Let me explain this again on a personal level. I am in the process of preparing initial contact packages to introduce art industry insiders to my work. I hired the wonderfully talented Jean Goode to do the design. Once I have paid off my credit card from that and from buying my new camera body I will be able to put the money together to have my postcards printed. 100 of them will cost about $70. I still have to buy the mailing lists, which will cost around $400. Without taking into account letterhead and postage—having someone design a logo for my letterhead would cost at least another few hundred dollars, not counting the cost of printing—that is $470 I need to have access to before I can even think about getting my first set of packages out the door. It will cost less for future packages since I will already have the postcard design, logo design, and mailing lists, but the initial outlay is significant for someone who has only $80 left over at the end of the month after taking care of all of her financial responsibilities and putting money aside for emergencies.
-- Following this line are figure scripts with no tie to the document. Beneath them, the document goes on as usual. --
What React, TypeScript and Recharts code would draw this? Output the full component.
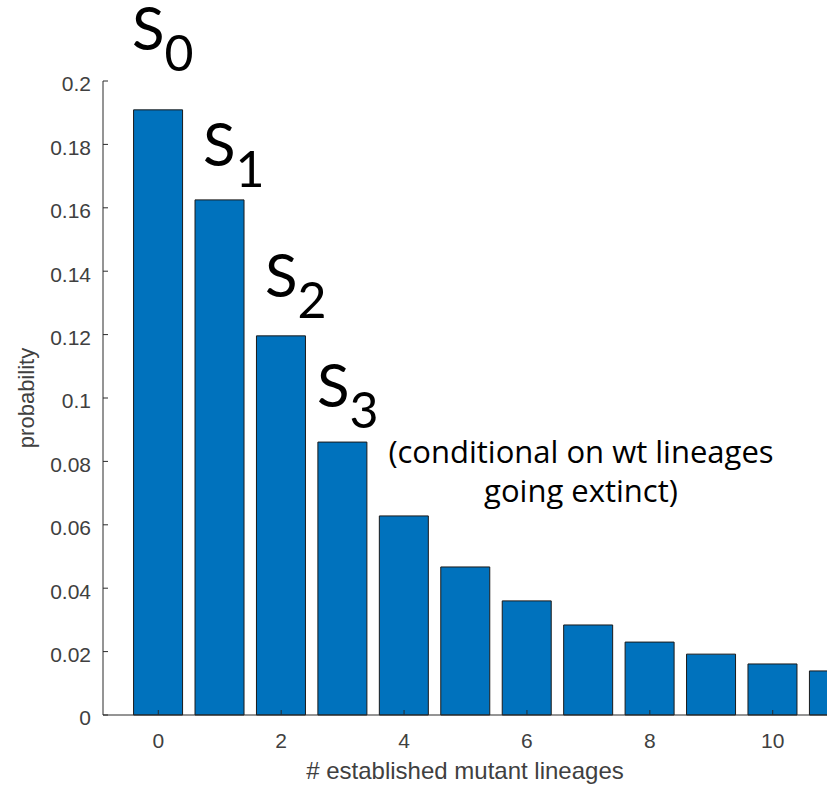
import React from 'react';
import { BarChart, Bar, XAxis, YAxis, Customized } from 'recharts';

const lineages = [0, 1, 2, 3, 4, 5, 6, 7, 8, 9, 10, 11];
const probability = [0.1909, 0.1625, 0.1196, 0.0861, 0.0628, 0.0467, 0.036, 0.0284, 0.023, 0.0192, 0.0161, 0.0139];
const xTicks = [0, 2, 4, 6, 8, 10];
const yTicks = [0, 0.02, 0.04, 0.06, 0.08, 0.1, 0.12, 0.14, 0.16, 0.18, 0.2];
const xLabel = '# established mutant lineages';
const yLabel = 'probability';
const subscripts = ['0', '1', '2', '3'];
const noteLines = ['(conditional on wt lineages', 'going extinct)'];

const data = lineages.map((n, i) => ({ n, p: probability[i] }));

const AXIS = '#2b2b2b';
const TICK_TEXT = '#404040';
const SANS = '"Liberation Sans", Arial, sans-serif';
const NOTE_FONT = '"Open Sans", sans-serif';
const S_FONT = 'Lato, "Open Sans", sans-serif';

const fmt = (v: number) => String(Number(v.toFixed(2)));

const XTickBottom = (props: any) => {
  const { x, y, payload } = props;
  const axisY = y - 18;
  return (
    <g>
      <line x1={x} x2={x} y1={axisY} y2={axisY - 5} stroke={AXIS} strokeWidth={1} />
      <text x={x} y={y} dy="0.71em" textAnchor="middle" fill={TICK_TEXT} fontSize={21} fontFamily={SANS}>
        {payload.value}
      </text>
    </g>
  );
};

const XTickTop = (props: any) => {
  const { x, y } = props;
  return <line x1={x} x2={x} y1={y} y2={y + 5} stroke={AXIS} strokeWidth={1} />;
};

const YTickLeft = (props: any) => {
  const { x, y, payload } = props;
  const axisX = x + 12;
  return (
    <g>
      <line x1={axisX} x2={axisX + 5} y1={y} y2={y} stroke={AXIS} strokeWidth={1} />
      <text x={x} y={y + 3} dy="0.355em" textAnchor="end" fill={TICK_TEXT} fontSize={21} fontFamily={SANS}>
        {fmt(payload.value)}
      </text>
    </g>
  );
};

const YTickRight = (props: any) => {
  const { x, y } = props;
  return <line x1={x} x2={x - 5} y1={y} y2={y} stroke={AXIS} strokeWidth={1} />;
};

const sPositions = [
  { x: 132, y: 50 },
  { x: 203, y: 166 },
  { x: 265, y: 297 },
  { x: 317, y: 407 },
];

const Annotations = () => (
  <g>
    <text x={465} y={779} textAnchor="middle" fill={TICK_TEXT} fontSize={24} fontFamily={SANS}>
      {xLabel}
    </text>
    <text
      x={34}
      y={398}
      textAnchor="middle"
      fill={TICK_TEXT}
      fontSize={22}
      fontFamily={SANS}
      transform="rotate(-90 34 398)"
    >
      {yLabel}
    </text>
    {subscripts.map((s, i) => (
      <text key={s} x={sPositions[i].x} y={sPositions[i].y} fill="#000" fontFamily={S_FONT} fontSize={60}>
        <tspan>S</tspan>
        <tspan dy={21} fontSize={50}>
          {s}
        </tspan>
      </text>
    ))}
    {noteLines.map((t, i) => (
      <text key={t} x={581} y={463 + i * 39} textAnchor="middle" fill="#000" fontFamily={NOTE_FONT} fontSize={31}>
        {t}
      </text>
    ))}
  </g>
);

export default function App() {
  return (
    <div
      style={{
        position: 'absolute',
        left: 0,
        top: 0,
        width: 827,
        height: 788,
        overflow: 'hidden',
        background: '#fff',
      }}
    >
      <BarChart width={840} height={788} data={data} margin={{ top: 81, right: 12, bottom: 0, left: 0 }}>
        <Bar
          dataKey="p"
          fill="#0072BD"
          stroke="#1a1a1a"
          strokeWidth={1}
          barSize={49}
          isAnimationActive={false}
        />
        <XAxis
          dataKey="n"
          type="number"
          domain={[-0.9, 10.9]}
          allowDataOverflow
          ticks={xTicks}
          height={73}
          tickSize={0}
          tickMargin={18}
          tickLine={false}
          axisLine={{ stroke: AXIS, strokeWidth: 1 }}
          tick={<XTickBottom />}
          interval={0}
        />
        <XAxis
          xAxisId="top"
          orientation="top"
          dataKey="n"
          type="number"
          domain={[-0.9, 10.9]}
          allowDataOverflow
          ticks={xTicks}
          height={0}
          tickSize={0}
          tickMargin={0}
          tickLine={false}
          axisLine={{ stroke: AXIS, strokeWidth: 1 }}
          tick={<XTickTop />}
          interval={0}
        />
        <YAxis
          type="number"
          domain={[0, 0.2]}
          ticks={yTicks}
          width={103}
          tickSize={0}
          tickMargin={12}
          tickLine={false}
          axisLine={{ stroke: AXIS, strokeWidth: 1 }}
          tick={<YTickLeft />}
          interval={0}
        />
        <YAxis
          yAxisId="right"
          orientation="right"
          type="number"
          domain={[0, 0.2]}
          ticks={yTicks}
          width={0}
          tickSize={0}
          tickMargin={0}
          tickLine={false}
          axisLine={{ stroke: AXIS, strokeWidth: 1 }}
          tick={<YTickRight />}
          interval={0}
        />
        <Customized component={Annotations} />
      </BarChart>
    </div>
  );
}
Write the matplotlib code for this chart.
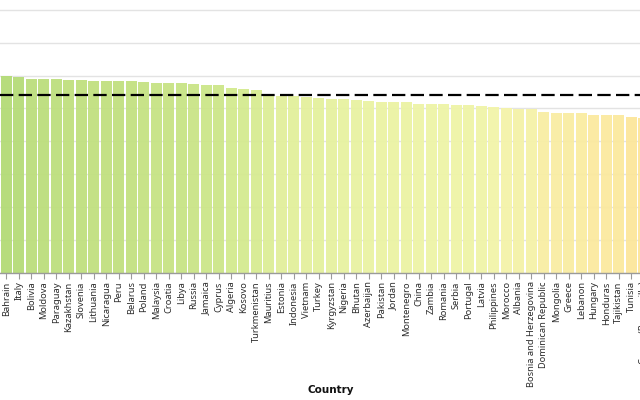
import matplotlib
matplotlib.use("Agg")
import matplotlib.pyplot as plt
from matplotlib import colors as mcolors
from matplotlib import transforms as mtransforms

countries = ["Bahrain", "Italy", "Bolivia", "Moldova", "Paraguay", "Kazakhstan", "Slovenia",
             "Lithuania", "Nicaragua", "Peru", "Belarus", "Poland", "Malaysia", "Croatia",
             "Libya", "Russia", "Jamaica", "Cyprus", "Algeria", "Kosovo", "Turkmenistan",
             "Mauritius", "Estonia", "Indonesia", "Vietnam", "Turkey", "Kyrgyzstan", "Nigeria",
             "Bhutan", "Azerbaijan", "Pakistan", "Jordan", "Montenegro", "China", "Zambia",
             "Romania", "Serbia", "Portugal", "Latvia", "Philippines", "Morocco", "Albania",
             "Bosnia and Herzegovina", "Dominican Republic", "Mongolia", "Greece", "Lebanon",
             "Hungary", "Honduras", "Tajikistan", "Tunisia", "Congo (Brazzaville)", "Ivory Coast"]
scores = [6.00, 5.97, 5.90, 5.90, 5.89, 5.86, 5.86, 5.85, 5.85, 5.85,
          5.83, 5.81, 5.79, 5.78, 5.77, 5.74, 5.71, 5.70, 5.61, 5.60,
          5.55, 5.45, 5.38, 5.37, 5.35, 5.33, 5.30, 5.28, 5.27, 5.22,
          5.21, 5.21, 5.21, 5.14, 5.13, 5.13, 5.12, 5.11, 5.09, 5.05,
          5.00, 4.98, 4.97, 4.89, 4.87, 4.86, 4.85, 4.81, 4.80, 4.79,
          4.74, 4.72, 4.70]
mean_score = 5.42

# colour scale, low score -> high score
scale_colors = ["#fde59a", "#f9eda3", "#f3f4aa", "#edf4a6", "#e3f09c", "#d4ea8f", "#c5e283", "#b3db76"]
scale_stops = [0.0, 0.12, 0.23, 0.35, 0.5, 0.69, 0.85, 1.0]

fig = plt.figure(figsize=(6.4, 4), dpi=100)
# the view is a crop of a wider chart: the axes run past the right and top edges
ax = fig.add_axes([0, 127 / 400, 662.5 / 640, 329 / 400])

cmap = mcolors.LinearSegmentedColormap.from_list("score", list(zip(scale_stops, scale_colors)))
norm = mcolors.Normalize(vmin=4.72, vmax=6.0)
bar_colors = [cmap(norm(s)) for s in scores]

x = list(range(len(countries)))
ax.bar(x, scores, width=0.9, color=bar_colors, alpha=0.95, zorder=2)
ax.axhline(mean_score, color="black", linewidth=1.6, linestyle=(0, (6, 2.4)), zorder=3)

ax.set_xlim(-0.5, len(countries) - 0.5)
ax.set_ylim(0, 10)
ax.set_yticks(range(0, 11))
ax.yaxis.grid(True, color="#e3e3e3", linewidth=1, zorder=0)
ax.set_axisbelow(True)

for side in ["top", "right", "left"]:
    ax.spines[side].set_visible(False)
ax.spines["bottom"].set_color("#9a9a9a")
ax.spines["bottom"].set_linewidth(1)

ax.set_xticks(x)
ax.set_xticklabels(countries, rotation=90, fontsize=6.7, family=["Noto Sans", "DejaVu Sans"],
                   color="#2b2b2b")
ax.tick_params(axis="x", length=4, width=0.8, color="#9a9a9a", pad=2)
ax.tick_params(axis="y", left=False, labelleft=False)

ax.set_xlabel("Country", fontsize=7.5, fontweight="bold", family=["DejaVu Sans"],
              color="#111111", va="center")
ax.xaxis.set_label_coords(0.5, 1 - 390 / 400,
                          transform=mtransforms.blended_transform_factory(ax.transAxes, fig.transFigure))

fig.savefig("out.png", dpi=100)
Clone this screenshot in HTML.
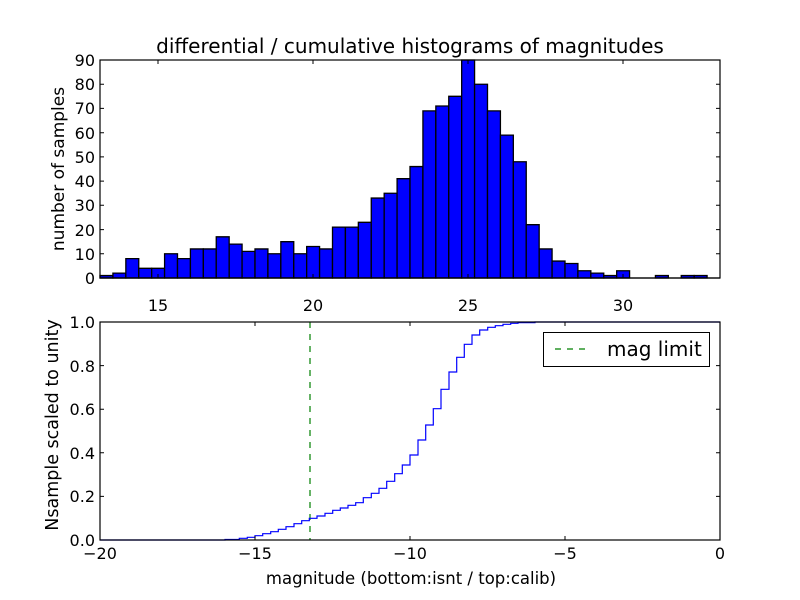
<!DOCTYPE html>
<html><head><style>body{margin:0;background:#fff}svg{display:block}text{font-family:"DejaVu Sans","Liberation Sans",sans-serif;fill:#000}</style></head><body>
<svg width="800" height="600" xmlns="http://www.w3.org/2000/svg">
<rect width="800" height="600" fill="#fff"/>
<text x="410" y="53" font-size="20" text-anchor="middle">differential / cumulative histograms of magnitudes</text>
<g transform="translate(100,278) scale(12.9167,-2.4222)" fill="#0000ff" stroke="#000" stroke-width="1.3">
<rect x="0" width="1" height="1" vector-effect="non-scaling-stroke"/>
<rect x="1" width="1" height="2" vector-effect="non-scaling-stroke"/>
<rect x="2" width="1" height="8" vector-effect="non-scaling-stroke"/>
<rect x="3" width="1" height="4" vector-effect="non-scaling-stroke"/>
<rect x="4" width="1" height="4" vector-effect="non-scaling-stroke"/>
<rect x="5" width="1" height="10" vector-effect="non-scaling-stroke"/>
<rect x="6" width="1" height="8" vector-effect="non-scaling-stroke"/>
<rect x="7" width="1" height="12" vector-effect="non-scaling-stroke"/>
<rect x="8" width="1" height="12" vector-effect="non-scaling-stroke"/>
<rect x="9" width="1" height="17" vector-effect="non-scaling-stroke"/>
<rect x="10" width="1" height="14" vector-effect="non-scaling-stroke"/>
<rect x="11" width="1" height="11" vector-effect="non-scaling-stroke"/>
<rect x="12" width="1" height="12" vector-effect="non-scaling-stroke"/>
<rect x="13" width="1" height="10" vector-effect="non-scaling-stroke"/>
<rect x="14" width="1" height="15" vector-effect="non-scaling-stroke"/>
<rect x="15" width="1" height="10" vector-effect="non-scaling-stroke"/>
<rect x="16" width="1" height="13" vector-effect="non-scaling-stroke"/>
<rect x="17" width="1" height="12" vector-effect="non-scaling-stroke"/>
<rect x="18" width="1" height="21" vector-effect="non-scaling-stroke"/>
<rect x="19" width="1" height="21" vector-effect="non-scaling-stroke"/>
<rect x="20" width="1" height="23" vector-effect="non-scaling-stroke"/>
<rect x="21" width="1" height="33" vector-effect="non-scaling-stroke"/>
<rect x="22" width="1" height="35" vector-effect="non-scaling-stroke"/>
<rect x="23" width="1" height="41" vector-effect="non-scaling-stroke"/>
<rect x="24" width="1" height="46" vector-effect="non-scaling-stroke"/>
<rect x="25" width="1" height="69" vector-effect="non-scaling-stroke"/>
<rect x="26" width="1" height="71" vector-effect="non-scaling-stroke"/>
<rect x="27" width="1" height="75" vector-effect="non-scaling-stroke"/>
<rect x="28" width="1" height="90" vector-effect="non-scaling-stroke"/>
<rect x="29" width="1" height="80" vector-effect="non-scaling-stroke"/>
<rect x="30" width="1" height="69" vector-effect="non-scaling-stroke"/>
<rect x="31" width="1" height="59" vector-effect="non-scaling-stroke"/>
<rect x="32" width="1" height="48" vector-effect="non-scaling-stroke"/>
<rect x="33" width="1" height="22" vector-effect="non-scaling-stroke"/>
<rect x="34" width="1" height="12" vector-effect="non-scaling-stroke"/>
<rect x="35" width="1" height="7" vector-effect="non-scaling-stroke"/>
<rect x="36" width="1" height="6" vector-effect="non-scaling-stroke"/>
<rect x="37" width="1" height="3" vector-effect="non-scaling-stroke"/>
<rect x="38" width="1" height="2" vector-effect="non-scaling-stroke"/>
<rect x="39" width="1" height="1" vector-effect="non-scaling-stroke"/>
<rect x="40" width="1" height="3" vector-effect="non-scaling-stroke"/>
<rect x="43" width="1" height="1" vector-effect="non-scaling-stroke"/>
<rect x="45" width="1" height="1" vector-effect="non-scaling-stroke"/>
<rect x="46" width="1" height="1" vector-effect="non-scaling-stroke"/>
</g>
<line x1="100" y1="278" x2="720" y2="278" stroke="#000" stroke-width="1.3"/>
<rect x="100" y="60" width="620" height="218" fill="none" stroke="#000" stroke-width="1.2"/>
<g stroke="#000" stroke-width="1">
<path d="M158,60v4M313,60v4M468,60v4M623,60v4M158,278v-4M313,278v-4M468,278v-4M623,278v-4"/>
<path d="M100,253.8h4M100,229.6h4M100,205.3h4M100,181.1h4M100,156.9h4M100,132.7h4M100,108.4h4M100,84.2h4M720,253.8h-4M720,229.6h-4M720,205.3h-4M720,181.1h-4M720,156.9h-4M720,132.7h-4M720,108.4h-4M720,84.2h-4"/>
</g>
<g font-size="16" text-anchor="end">
<text x="95" y="284">0</text><text x="95" y="260">10</text><text x="95" y="236">20</text><text x="95" y="211">30</text><text x="95" y="187">40</text><text x="95" y="163">50</text><text x="95" y="139">60</text><text x="95" y="114">70</text><text x="95" y="90">80</text><text x="95" y="66">90</text>
</g>
<g font-size="16" text-anchor="middle">
<text x="158" y="311">15</text><text x="313" y="311">20</text><text x="468" y="311">25</text><text x="623" y="311">30</text>
</g>
<text transform="translate(64,169) rotate(-90)" font-size="17" text-anchor="middle">number of samples</text>

<line x1="310" y1="322" x2="310" y2="540" stroke="#008000" stroke-width="1.2" stroke-dasharray="6,6"/>
<path fill="none" stroke="#0000ff" stroke-width="1.2" d="M100,540H225V539.5H239.3V538.3H247.3V537.3H255V535.7H262.7V533.7H270.7V531.7H278.3V529.3H286V526.7H294V523.7H301.7V520.7H309.3V518.3H317V516H325V513.3H332.7V510.3H340.3V508H348V505.3H355.7V502.7H363.3V497.7H371.3V493.3H379V488.3H386.7V481.3H394.7V473.7H402.3V465H410V455H418V440H425.7V425H433.3V408.7H441V389.3H449V372H456.7V357.3H464.3V344.3H472V335H479.7V330H487.7V327.3H495.3V325.7H503V324.3H510.7V323.3H518V322.6H535V322H720"/>
<rect x="100" y="322" width="620" height="218" fill="none" stroke="#000" stroke-width="1.2"/>
<g stroke="#000" stroke-width="1">
<path d="M255,322v4M410,322v4M565,322v4M255,540v-4M410,540v-4M565,540v-4"/>
<path d="M100,496.4h4M100,452.8h4M100,409.2h4M100,365.6h4M720,496.4h-4M720,452.8h-4M720,409.2h-4M720,365.6h-4"/>
</g>
<g font-size="16" text-anchor="end">
<text x="95" y="546">0.0</text><text x="95" y="502">0.2</text><text x="95" y="459">0.4</text><text x="95" y="415">0.6</text><text x="95" y="372">0.8</text><text x="95" y="328">1.0</text>
</g>
<g font-size="16" text-anchor="middle">
<text x="100" y="559">−20</text><text x="255" y="559">−15</text><text x="410" y="559">−10</text><text x="565" y="559">−5</text><text x="720" y="559">0</text>
</g>
<text x="411" y="584" font-size="16.5" text-anchor="middle">magnitude (bottom:isnt / top:calib)</text>
<text transform="translate(58,425) rotate(-90)" font-size="17.5" text-anchor="middle">Nsample scaled to unity</text>
<rect x="543.5" y="332.5" width="166" height="34" fill="#fff" stroke="#000" stroke-width="1"/>
<line x1="555" y1="349" x2="585" y2="349" stroke="#008000" stroke-width="1.2" stroke-dasharray="6,6"/>
<text x="607" y="356" font-size="20">mag limit</text>
</svg>
</body></html>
Think about the many talented people out there whose work may never be seen, not because they “didn’t try/work hard enough or didn’t have what it takes”, but because they simply do not have the money to forge the connections necessary to get their work in front of a paying audience.
Even with the saving I must do to put these packages together I recognize my class privilege. It takes time for me to get the money together, but it isn’t entirely out of my reach. I am so very grateful and humbled by that fact. I have compassion for those for whom this sort of thing is out of their reach. I don’t “feel sorry” for them. I feel determined to do what I can to help myself so that at some point I can help someone else, particularly artistic women of color who have aged out of the art and mentoring resources available to teens and twenty-somethings in underserved populations.
If you are someone who is hustling to get your work before a larger audience and haven’t yet seen the results you want, please don’t put yourself down by thinking you would already have that larger audience if you had only tried hard enough. Hard work is important, but there is far more to the equation. Introduction packages, audition CDs/tapes, promotional videos, and all of those little things we artists use to promote ourselves cost money to produce, money which may not be easy for everyone to access. I don’t yet have a solution to that problem, but I do know remaining positive while continuing to work hard will help you keep going until you can find a solution that works for you.